As the concrete jungle of our city continues to spread its branches, so does the discussion over how to fund the green spaces we desperately cling to for a breath of fresh air. In a recent turn, the Parks, Trails, and Environment Committee (PTE) sat down to unravel the tangled issue of Parkland Dedication Fees. Rudy Karimi of District 14 Park and Recreation, breaking down the dense foliage of policy for us laypeople, elucidated that there's a not-so-small debate simmering over the fee structure for multifamily units, specifically those with a couple of bedrooms or more.

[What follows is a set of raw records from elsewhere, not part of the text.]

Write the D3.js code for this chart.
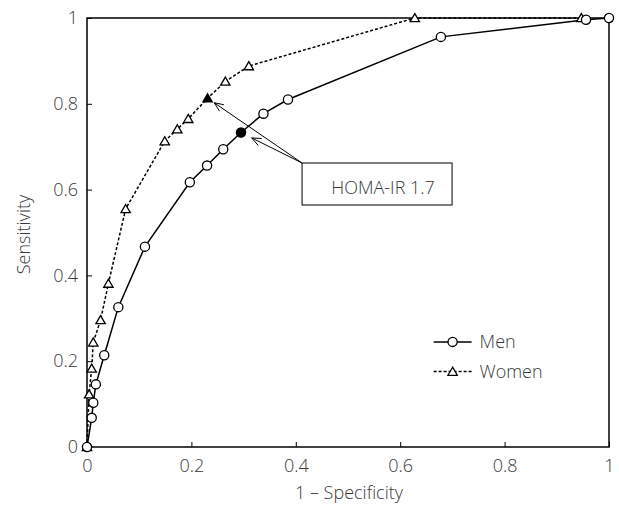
<!DOCTYPE html>
<html>
<head>
<meta charset="utf-8">
<script src="https://cdn.jsdelivr.net/npm/d3@7"></script>
<style>
  body { margin: 0; background: #fff; }
  text { font-family: "Open Sans", sans-serif; font-weight: 300; fill: #3a3a3a; }
</style>
</head>
<body>
<svg id="chart"></svg>
<script>
const W = 619
const H = 506
const MARGIN = {top: 18, right: 10, bottom: 59, left: 87}
const WIDTH = W - MARGIN.left - MARGIN.right
const HEIGHT = H - MARGIN.top - MARGIN.bottom
const FONT = "18px"

// 1 - specificity / sensitivity
const menX = [0, 0.009, 0.012, 0.017, 0.033, 0.06, 0.111, 0.197, 0.23, 0.261, 0.295, 0.338, 0.385, 0.678, 0.956, 1.0]
const menY = [0, 0.068, 0.103, 0.146, 0.214, 0.326, 0.467, 0.617, 0.656, 0.694, 0.733, 0.777, 0.81, 0.956, 0.996, 1.0]
const womenX = [0, 0.004, 0.009, 0.012, 0.026, 0.041, 0.074, 0.149, 0.173, 0.194, 0.231, 0.265, 0.31, 0.628, 0.947]
const womenY = [0, 0.123, 0.183, 0.244, 0.296, 0.381, 0.555, 0.713, 0.741, 0.765, 0.813, 0.852, 0.888, 1.0, 1.0]
// index of the HOMA-IR 1.7 cut-off point (filled marker)
const CUTOFF_MEN = 10
const CUTOFF_WOMEN = 10
const ticks = [0, 0.2, 0.4, 0.6, 0.8, 1]
const tickLabels = ["0", "0.2", "0.4", "0.6", "0.8", "1"]
const seriesNames = ["Men", "Women"]
const noteText = "HOMA-IR 1.7"

const svg = d3.select("#chart").attr("width", W).attr("height", H)
const g = svg.append("g").attr("transform", `translate(${MARGIN.left},${MARGIN.top})`)

const x = d3.scaleLinear().domain([0, 1]).range([0, WIDTH])
const y = d3.scaleLinear().domain([0, 1]).range([HEIGHT, 0])

// inward ticks
const xAxis = g.append("g")
  .attr("transform", `translate(0,${HEIGHT})`)
  .call(d3.axisBottom(x).tickValues(ticks).tickSizeInner(-5).tickSizeOuter(0).tickPadding(12)
    .tickFormat((d, i) => tickLabels[i]))
const yAxis = g.append("g")
  .call(d3.axisLeft(y).tickValues(ticks).tickSizeInner(-5).tickSizeOuter(0).tickPadding(9)
    .tickFormat((d, i) => tickLabels[i]))
;[xAxis, yAxis].forEach((a) => {
  a.select(".domain").remove()
  a.selectAll("line").attr("stroke", "#000").attr("stroke-width", 1)
  a.selectAll("text")
    .style("font-size", FONT)
    .style("font-family", "'Open Sans', sans-serif")
    .style("font-weight", 300)
    .attr("fill", "#3a3a3a")
})

// frame
g.append("rect")
  .attr("width", WIDTH).attr("height", HEIGHT)
  .attr("fill", "none").attr("stroke", "#000").attr("stroke-width", 1.5)

// axis titles
g.append("text")
  .attr("x", WIDTH / 2 + 1).attr("y", HEIGHT + 52)
  .attr("text-anchor", "middle").style("font-size", FONT)
  .text("1 \u2013 Specificity")
g.append("text")
  .attr("transform", "rotate(-90)")
  .attr("x", -HEIGHT / 2 - 2).attr("y", -57)
  .attr("text-anchor", "middle").style("font-size", FONT)
  .text("Sensitivity")

const men = menX.map((v, i) => ({x: v, y: menY[i], filled: i === CUTOFF_MEN}))
const women = womenX.map((v, i) => ({x: v, y: womenY[i], filled: i === CUTOFF_WOMEN}))

const line = d3.line().x((d) => x(d.x)).y((d) => y(d.y))

g.append("path").datum(men).attr("d", line)
  .attr("fill", "none").attr("stroke", "#000").attr("stroke-width", 1.5)
g.append("path").datum(women).attr("d", line)
  .attr("fill", "none").attr("stroke", "#000").attr("stroke-width", 1.5)
  .attr("stroke-dasharray", "3,2")

const triangle = d3.symbol().type(d3.symbolTriangle).size(38)

g.selectAll(".tri").data(women).enter().append("path")
  .attr("class", "tri")
  .attr("d", triangle)
  .attr("transform", (d) => `translate(${x(d.x)},${y(d.y) + 1})`)
  .attr("fill", (d) => (d.filled ? "#000" : "#fff"))
  .attr("stroke", "#000").attr("stroke-width", 1.3)

g.selectAll(".dot").data(men).enter().append("circle")
  .attr("class", "dot")
  .attr("cx", (d) => x(d.x)).attr("cy", (d) => y(d.y)).attr("r", 4.6)
  .attr("fill", (d) => (d.filled ? "#000" : "#fff"))
  .attr("stroke", "#000").attr("stroke-width", 1.3)

// annotation box + arrows
const box = {x: x(0.412), y: y(0.662), w: 150, h: 42}
g.append("rect")
  .attr("x", box.x).attr("y", box.y).attr("width", box.w).attr("height", box.h)
  .attr("fill", "#fff").attr("stroke", "#000").attr("stroke-width", 1)
g.append("text")
  .attr("x", box.x + 81).attr("y", box.y + 31)
  .attr("text-anchor", "middle").style("font-size", FONT)
  .text(noteText)

function arrow(target, gap) {
  const tx = x(target.x), ty = y(target.y)
  const dx = box.x - tx, dy = box.y - ty
  const len = Math.hypot(dx, dy)
  const ux = dx / len, uy = dy / len
  const px = tx + ux * gap, py = ty + uy * gap
  g.append("line")
    .attr("x1", box.x).attr("y1", box.y).attr("x2", px).attr("y2", py)
    .attr("stroke", "#000").attr("stroke-width", 1)
  const head = 10, ang = 0.4
  const a = Math.atan2(uy, ux)
  ;[a + ang, a - ang].forEach((t) => {
    g.append("line")
      .attr("x1", px).attr("y1", py)
      .attr("x2", px + Math.cos(t) * head).attr("y2", py + Math.sin(t) * head)
      .attr("stroke", "#000").attr("stroke-width", 1)
  })
}
arrow(women[CUTOFF_WOMEN], 8)
arrow(men[CUTOFF_MEN], 12)

// legend
const legend = g.append("g").attr("transform", `translate(${x(0.664)},${y(0.245)})`)
;seriesNames.forEach((name, i) => {
  const row = legend.append("g").attr("transform", `translate(0,${i * 29.7})`)
  row.append("line").attr("x1", 0).attr("x2", 38).attr("y1", 0).attr("y2", 0)
    .attr("stroke", "#000").attr("stroke-width", 1.5)
    .attr("stroke-dasharray", i === 1 ? "3,2" : null)
  if (i === 0) {
    row.append("circle").attr("cx", 19).attr("cy", 0).attr("r", 4.6)
      .attr("fill", "#fff").attr("stroke", "#000").attr("stroke-width", 1.3)
  } else {
    row.append("path").attr("d", triangle).attr("transform", "translate(19,1)")
      .attr("fill", "#fff").attr("stroke", "#000").attr("stroke-width", 1.3)
  }
  row.append("text").attr("x", 46).attr("y", 6.5).style("font-size", FONT).text(name)
})
</script>
</body>
</html>
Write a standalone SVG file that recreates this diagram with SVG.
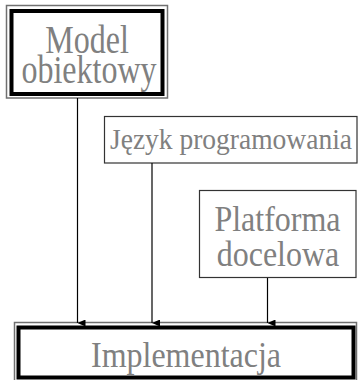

According to Karimi's social media post, some committee members are arguing, seemingly to cut costs for developers, to drop the proposed fee down to $1,016 per dwelling, from a heftier staff recommendation of $1,355 per unit. They seem to purport that this move would encourage the sprouting of family-sized housing. Developers, on the other hand, calculate their bedroom mix with a focus on market demand and financing, not the slight ticks on a park fee meter. With the cost of building shooting sky-high, it's a drop in the ocean—or perhaps, a leaf in the park—compared to total construction costs, which are anything but pocket change.
But as Karimi rightly points out, under the rustling leaves of the current ordinance, the fee gap between one-bedroom and two-bedroom units is already creating a divide—$460 to be exact. This gap, far from encouraging a balanced growth of housing, has perhaps done little but widen the imbalance in our urban forest's housing canopy. The logical pruning here? Level the playing field entirely, align the rates, as Karimi and like-minded council members suggest, for both single and two-bedroom multifamily units.